Be mindful of your nervous habits. Just like in a face-to-face interview, the interviewer will notice when you twirl your hair or chew your lip.

You can take notes during a virtual interview, but do not take too many, or you will come off looking distracted. Take notes with a pen and paper, not on your computer.

If you have an online portfolio, keep the link handy. You may want to share it with your interviewer.


Choose a cutesy or unprofessional screen name — no nicknames and minimize numbers and keyboard characters. Online, your first impression is your username and photo, so make sure both are professional. Your best bet is your first name and last name as your username.

Forget to verify the timing of your virtual interview — taking into account any time zone differences.

Be too quick to answer.

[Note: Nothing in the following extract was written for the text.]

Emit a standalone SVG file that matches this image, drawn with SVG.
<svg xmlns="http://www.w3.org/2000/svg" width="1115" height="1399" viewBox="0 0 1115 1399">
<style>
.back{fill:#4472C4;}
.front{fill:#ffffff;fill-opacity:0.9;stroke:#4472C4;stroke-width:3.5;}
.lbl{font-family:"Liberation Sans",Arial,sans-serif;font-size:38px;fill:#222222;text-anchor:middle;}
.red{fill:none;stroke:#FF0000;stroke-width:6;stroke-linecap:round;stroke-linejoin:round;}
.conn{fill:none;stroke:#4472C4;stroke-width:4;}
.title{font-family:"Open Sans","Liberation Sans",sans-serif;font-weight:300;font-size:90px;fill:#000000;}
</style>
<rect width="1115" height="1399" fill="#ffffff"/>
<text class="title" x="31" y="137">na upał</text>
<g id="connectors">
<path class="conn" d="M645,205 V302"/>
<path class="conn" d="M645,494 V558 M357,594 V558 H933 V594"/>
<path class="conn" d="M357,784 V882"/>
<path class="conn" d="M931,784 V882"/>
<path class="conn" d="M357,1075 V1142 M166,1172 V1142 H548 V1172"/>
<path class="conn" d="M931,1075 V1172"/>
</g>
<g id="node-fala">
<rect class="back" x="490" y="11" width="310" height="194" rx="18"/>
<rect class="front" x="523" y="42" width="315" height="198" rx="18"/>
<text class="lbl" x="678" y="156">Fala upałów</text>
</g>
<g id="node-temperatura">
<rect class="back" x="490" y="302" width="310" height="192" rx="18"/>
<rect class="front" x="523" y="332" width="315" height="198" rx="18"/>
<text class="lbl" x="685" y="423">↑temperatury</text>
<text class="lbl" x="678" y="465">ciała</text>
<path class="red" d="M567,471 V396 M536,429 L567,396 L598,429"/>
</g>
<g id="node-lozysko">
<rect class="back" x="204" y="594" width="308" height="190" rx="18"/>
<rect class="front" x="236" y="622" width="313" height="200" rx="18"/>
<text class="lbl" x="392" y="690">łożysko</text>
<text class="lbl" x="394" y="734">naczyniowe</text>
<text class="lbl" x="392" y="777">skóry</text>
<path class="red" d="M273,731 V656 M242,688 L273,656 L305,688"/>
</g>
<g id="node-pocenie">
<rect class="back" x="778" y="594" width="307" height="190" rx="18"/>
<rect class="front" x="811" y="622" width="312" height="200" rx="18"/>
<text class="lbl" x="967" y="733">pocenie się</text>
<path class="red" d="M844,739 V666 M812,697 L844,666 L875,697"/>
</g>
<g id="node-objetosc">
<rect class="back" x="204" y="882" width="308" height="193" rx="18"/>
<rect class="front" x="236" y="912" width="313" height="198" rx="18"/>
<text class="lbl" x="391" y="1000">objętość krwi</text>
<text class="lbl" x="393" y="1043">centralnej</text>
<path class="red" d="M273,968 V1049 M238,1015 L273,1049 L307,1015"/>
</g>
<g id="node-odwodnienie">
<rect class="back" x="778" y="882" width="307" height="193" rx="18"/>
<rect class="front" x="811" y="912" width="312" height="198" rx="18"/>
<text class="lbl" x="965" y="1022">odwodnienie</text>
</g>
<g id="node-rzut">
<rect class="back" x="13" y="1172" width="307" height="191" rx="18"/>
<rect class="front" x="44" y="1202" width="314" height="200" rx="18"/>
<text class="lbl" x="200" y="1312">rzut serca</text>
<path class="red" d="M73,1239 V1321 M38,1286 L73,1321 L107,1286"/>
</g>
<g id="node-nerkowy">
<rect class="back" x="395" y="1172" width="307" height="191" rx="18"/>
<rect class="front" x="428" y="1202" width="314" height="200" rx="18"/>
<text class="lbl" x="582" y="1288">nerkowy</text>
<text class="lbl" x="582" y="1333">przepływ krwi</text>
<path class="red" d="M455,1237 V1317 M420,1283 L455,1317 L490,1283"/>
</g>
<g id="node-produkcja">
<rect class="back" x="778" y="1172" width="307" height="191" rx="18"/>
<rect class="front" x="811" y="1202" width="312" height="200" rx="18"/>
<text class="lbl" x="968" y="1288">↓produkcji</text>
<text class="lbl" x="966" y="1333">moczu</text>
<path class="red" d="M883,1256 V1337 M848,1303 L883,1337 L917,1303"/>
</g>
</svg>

With video, there is sometimes a delay or interference, so make sure you pause before answering a question to avoid talking over the interviewer.

Forget to silence your cell phone when you are on a video interview.

At The End of the Interview

As with an in-person interview, be sure to inquire about what the next step will be. And write a handwritten thank you note or email as soon as you are off the call.

Follow-up is key after a video interview. Research indicates that employers are less likely to keep jobseekers up-to-date about their prospects with the company after a virtual interview than with an in-person interview.

Checklist for a Virtual Interview

  1. Print out a hard copy of your résumé (make sure it is the same version the interviewer has), cover letter, and the job posting/job description.

  2. Prepare your list of questions you want to ask in the interview.

  3. Assemble your talking points and company research.

  4. Record a professional voice mail message on your phone.

  5. Have a glass of water nearby in case your throat gets too dry.

  6. If using a cell phone, have your phone charger and an outlet nearby.

  7. If using a laptop, make sure it is plugged in and is charging.

  8. Eliminate any distractions and put up a “Do Not Disturb” sign.

  9. Have your calendar or schedule handy in case you are asked to schedule your next interview.